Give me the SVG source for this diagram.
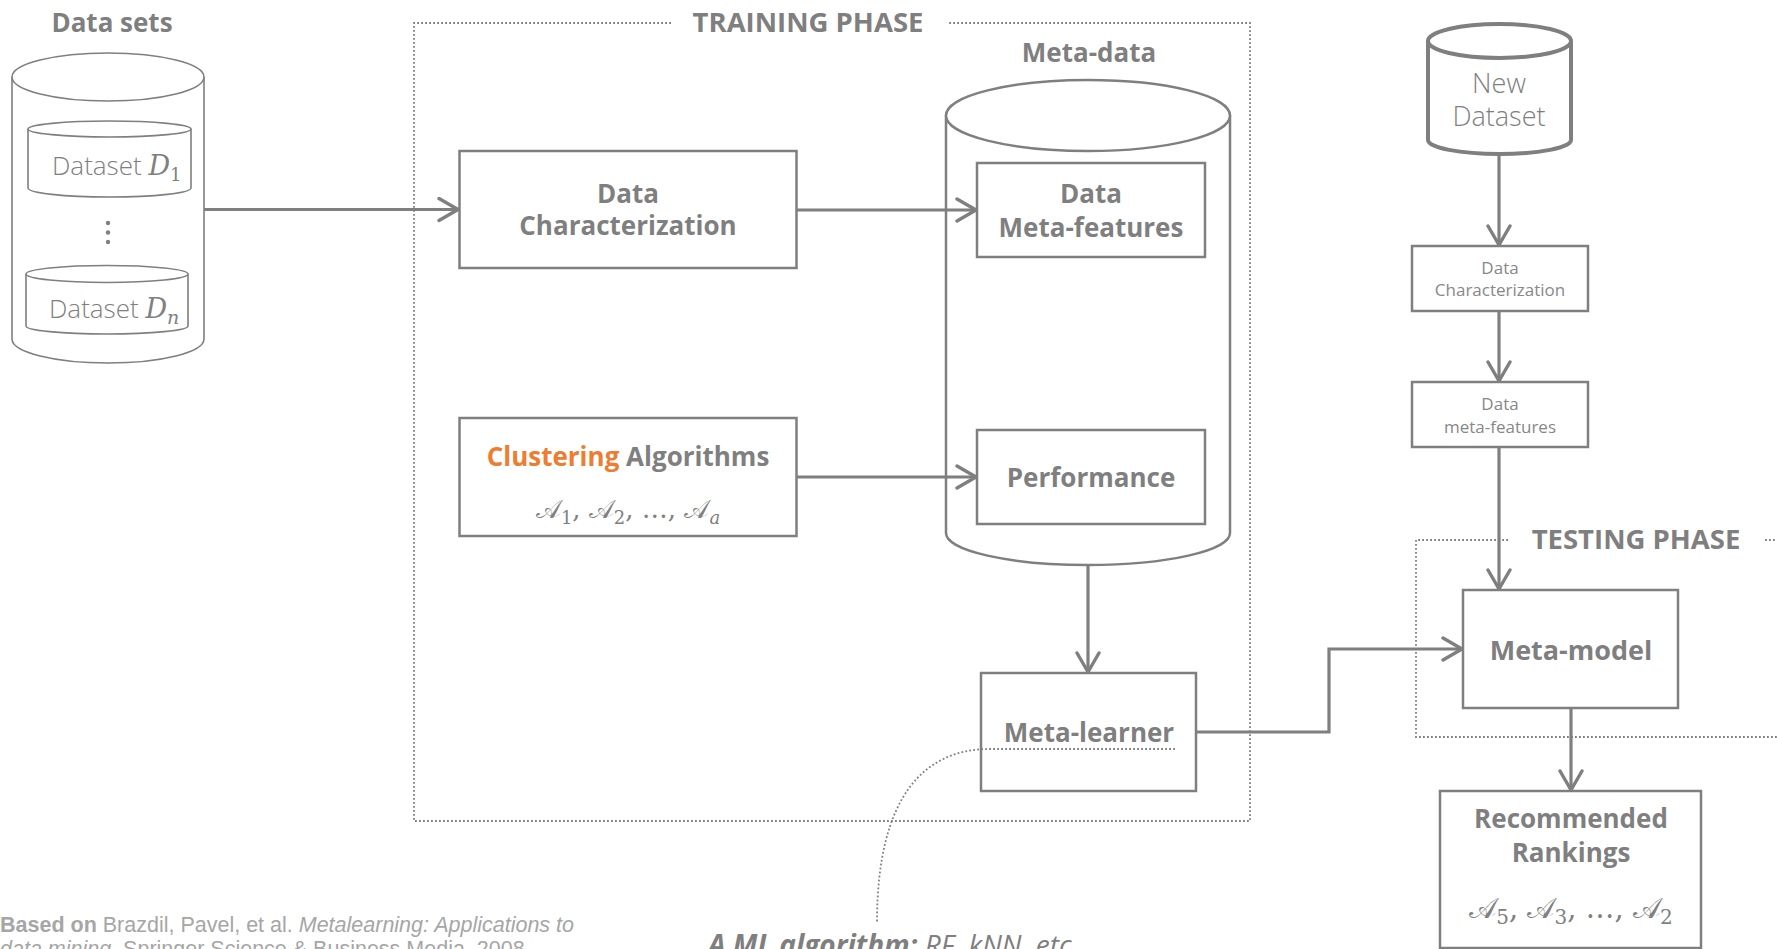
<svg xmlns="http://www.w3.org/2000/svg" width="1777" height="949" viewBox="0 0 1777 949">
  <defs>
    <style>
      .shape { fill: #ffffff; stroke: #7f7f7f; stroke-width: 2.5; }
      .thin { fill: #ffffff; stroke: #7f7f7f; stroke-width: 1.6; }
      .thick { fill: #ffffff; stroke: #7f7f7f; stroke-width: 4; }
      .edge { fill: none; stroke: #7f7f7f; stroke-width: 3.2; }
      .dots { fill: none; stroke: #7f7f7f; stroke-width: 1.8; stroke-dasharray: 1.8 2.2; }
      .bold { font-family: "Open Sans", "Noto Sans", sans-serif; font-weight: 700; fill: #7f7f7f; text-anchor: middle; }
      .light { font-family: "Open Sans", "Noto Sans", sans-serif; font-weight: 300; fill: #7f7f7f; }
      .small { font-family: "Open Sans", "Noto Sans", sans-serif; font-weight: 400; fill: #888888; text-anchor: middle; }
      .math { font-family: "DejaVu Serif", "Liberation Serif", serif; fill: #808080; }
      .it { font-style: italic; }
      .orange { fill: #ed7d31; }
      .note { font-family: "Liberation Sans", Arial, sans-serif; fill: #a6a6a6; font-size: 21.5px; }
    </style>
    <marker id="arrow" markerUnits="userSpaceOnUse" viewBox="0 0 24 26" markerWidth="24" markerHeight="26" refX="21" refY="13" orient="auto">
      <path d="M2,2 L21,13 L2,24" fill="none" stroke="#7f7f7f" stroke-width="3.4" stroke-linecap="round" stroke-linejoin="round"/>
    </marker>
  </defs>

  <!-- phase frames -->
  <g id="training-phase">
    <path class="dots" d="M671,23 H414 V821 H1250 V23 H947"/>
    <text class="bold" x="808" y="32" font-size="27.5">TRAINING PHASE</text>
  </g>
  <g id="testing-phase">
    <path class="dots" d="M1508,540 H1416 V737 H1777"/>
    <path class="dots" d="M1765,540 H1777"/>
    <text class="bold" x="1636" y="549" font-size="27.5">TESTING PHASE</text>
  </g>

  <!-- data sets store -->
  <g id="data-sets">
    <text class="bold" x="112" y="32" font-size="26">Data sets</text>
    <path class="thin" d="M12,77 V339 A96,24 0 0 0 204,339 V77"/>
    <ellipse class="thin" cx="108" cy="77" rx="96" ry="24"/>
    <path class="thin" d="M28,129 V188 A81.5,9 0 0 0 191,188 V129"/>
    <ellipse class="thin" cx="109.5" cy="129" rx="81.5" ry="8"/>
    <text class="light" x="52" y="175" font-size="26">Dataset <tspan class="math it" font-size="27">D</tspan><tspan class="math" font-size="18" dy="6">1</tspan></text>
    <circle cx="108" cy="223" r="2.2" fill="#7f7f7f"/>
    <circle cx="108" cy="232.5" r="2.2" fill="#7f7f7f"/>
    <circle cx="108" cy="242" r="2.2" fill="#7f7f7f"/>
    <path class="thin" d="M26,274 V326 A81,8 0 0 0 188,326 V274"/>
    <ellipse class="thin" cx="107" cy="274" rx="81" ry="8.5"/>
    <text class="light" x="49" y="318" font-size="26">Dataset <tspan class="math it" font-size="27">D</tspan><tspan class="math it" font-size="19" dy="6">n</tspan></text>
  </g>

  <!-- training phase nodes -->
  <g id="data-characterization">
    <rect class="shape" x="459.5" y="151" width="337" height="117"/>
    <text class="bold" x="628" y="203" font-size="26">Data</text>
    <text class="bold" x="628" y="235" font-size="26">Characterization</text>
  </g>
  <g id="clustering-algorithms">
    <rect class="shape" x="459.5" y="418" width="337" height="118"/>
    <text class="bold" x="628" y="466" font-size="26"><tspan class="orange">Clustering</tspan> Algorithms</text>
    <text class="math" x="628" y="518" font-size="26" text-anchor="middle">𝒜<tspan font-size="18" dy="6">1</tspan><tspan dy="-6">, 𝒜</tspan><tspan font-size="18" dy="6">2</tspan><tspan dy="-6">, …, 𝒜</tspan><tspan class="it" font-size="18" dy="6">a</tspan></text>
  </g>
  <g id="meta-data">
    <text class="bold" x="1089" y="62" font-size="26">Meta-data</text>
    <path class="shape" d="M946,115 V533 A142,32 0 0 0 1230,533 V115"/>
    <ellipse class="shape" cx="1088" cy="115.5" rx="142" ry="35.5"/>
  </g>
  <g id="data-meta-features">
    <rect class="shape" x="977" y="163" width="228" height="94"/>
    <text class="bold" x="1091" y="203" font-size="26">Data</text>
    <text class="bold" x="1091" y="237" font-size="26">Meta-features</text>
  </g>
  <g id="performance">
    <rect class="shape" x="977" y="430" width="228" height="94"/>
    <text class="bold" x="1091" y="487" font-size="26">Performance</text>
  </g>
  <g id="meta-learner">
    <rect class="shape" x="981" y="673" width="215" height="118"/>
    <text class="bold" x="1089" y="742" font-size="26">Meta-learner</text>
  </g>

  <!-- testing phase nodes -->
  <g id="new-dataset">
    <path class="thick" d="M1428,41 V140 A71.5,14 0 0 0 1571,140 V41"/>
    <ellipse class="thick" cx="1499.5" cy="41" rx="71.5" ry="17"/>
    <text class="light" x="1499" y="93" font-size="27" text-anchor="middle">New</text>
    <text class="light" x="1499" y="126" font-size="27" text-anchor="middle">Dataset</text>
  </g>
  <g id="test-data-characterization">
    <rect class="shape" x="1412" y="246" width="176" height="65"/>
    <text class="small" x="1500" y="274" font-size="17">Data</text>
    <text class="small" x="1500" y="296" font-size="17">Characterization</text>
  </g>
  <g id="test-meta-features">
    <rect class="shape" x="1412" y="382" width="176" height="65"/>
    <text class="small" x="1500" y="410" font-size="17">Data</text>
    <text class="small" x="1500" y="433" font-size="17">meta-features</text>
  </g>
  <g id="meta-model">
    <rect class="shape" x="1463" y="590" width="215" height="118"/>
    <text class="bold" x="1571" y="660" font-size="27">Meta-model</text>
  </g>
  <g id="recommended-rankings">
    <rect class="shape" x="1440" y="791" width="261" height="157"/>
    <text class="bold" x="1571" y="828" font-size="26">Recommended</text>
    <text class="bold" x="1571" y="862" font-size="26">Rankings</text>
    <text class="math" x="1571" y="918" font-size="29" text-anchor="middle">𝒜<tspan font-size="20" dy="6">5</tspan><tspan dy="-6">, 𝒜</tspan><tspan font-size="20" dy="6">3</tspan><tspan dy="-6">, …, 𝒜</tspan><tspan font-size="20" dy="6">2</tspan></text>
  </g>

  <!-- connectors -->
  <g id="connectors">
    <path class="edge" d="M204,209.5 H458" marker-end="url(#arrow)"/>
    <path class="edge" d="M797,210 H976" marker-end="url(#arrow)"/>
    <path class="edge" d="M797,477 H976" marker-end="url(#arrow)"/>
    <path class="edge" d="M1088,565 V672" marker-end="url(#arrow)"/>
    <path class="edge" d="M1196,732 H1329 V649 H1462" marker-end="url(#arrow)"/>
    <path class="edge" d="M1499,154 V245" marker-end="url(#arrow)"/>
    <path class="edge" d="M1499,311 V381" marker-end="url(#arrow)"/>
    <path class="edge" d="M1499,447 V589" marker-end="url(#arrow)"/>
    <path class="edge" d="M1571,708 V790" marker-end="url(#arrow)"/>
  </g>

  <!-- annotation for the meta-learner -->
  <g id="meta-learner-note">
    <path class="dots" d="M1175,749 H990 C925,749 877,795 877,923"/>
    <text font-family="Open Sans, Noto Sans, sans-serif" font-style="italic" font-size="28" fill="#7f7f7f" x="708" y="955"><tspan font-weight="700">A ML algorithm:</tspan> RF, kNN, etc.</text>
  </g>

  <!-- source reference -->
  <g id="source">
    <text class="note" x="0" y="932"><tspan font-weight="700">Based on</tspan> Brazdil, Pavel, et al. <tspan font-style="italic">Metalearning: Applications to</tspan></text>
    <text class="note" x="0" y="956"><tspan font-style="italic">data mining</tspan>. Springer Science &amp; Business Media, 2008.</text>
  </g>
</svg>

==

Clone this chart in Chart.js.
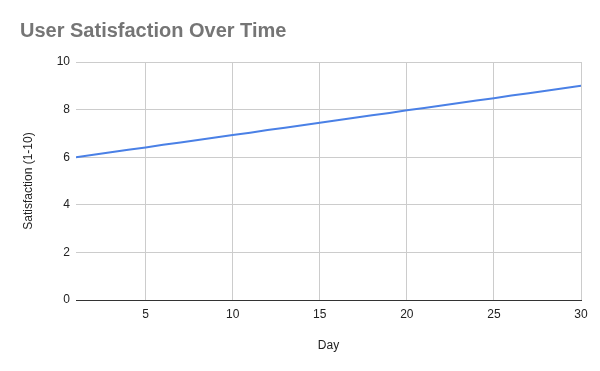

#### AIM OF THE TASK:
In the listing, find every line containing the word "this" and list it.

#### SOLUTION BELOW:
Give me the SVG source for this diagram.
Clone this chart in Chart.js.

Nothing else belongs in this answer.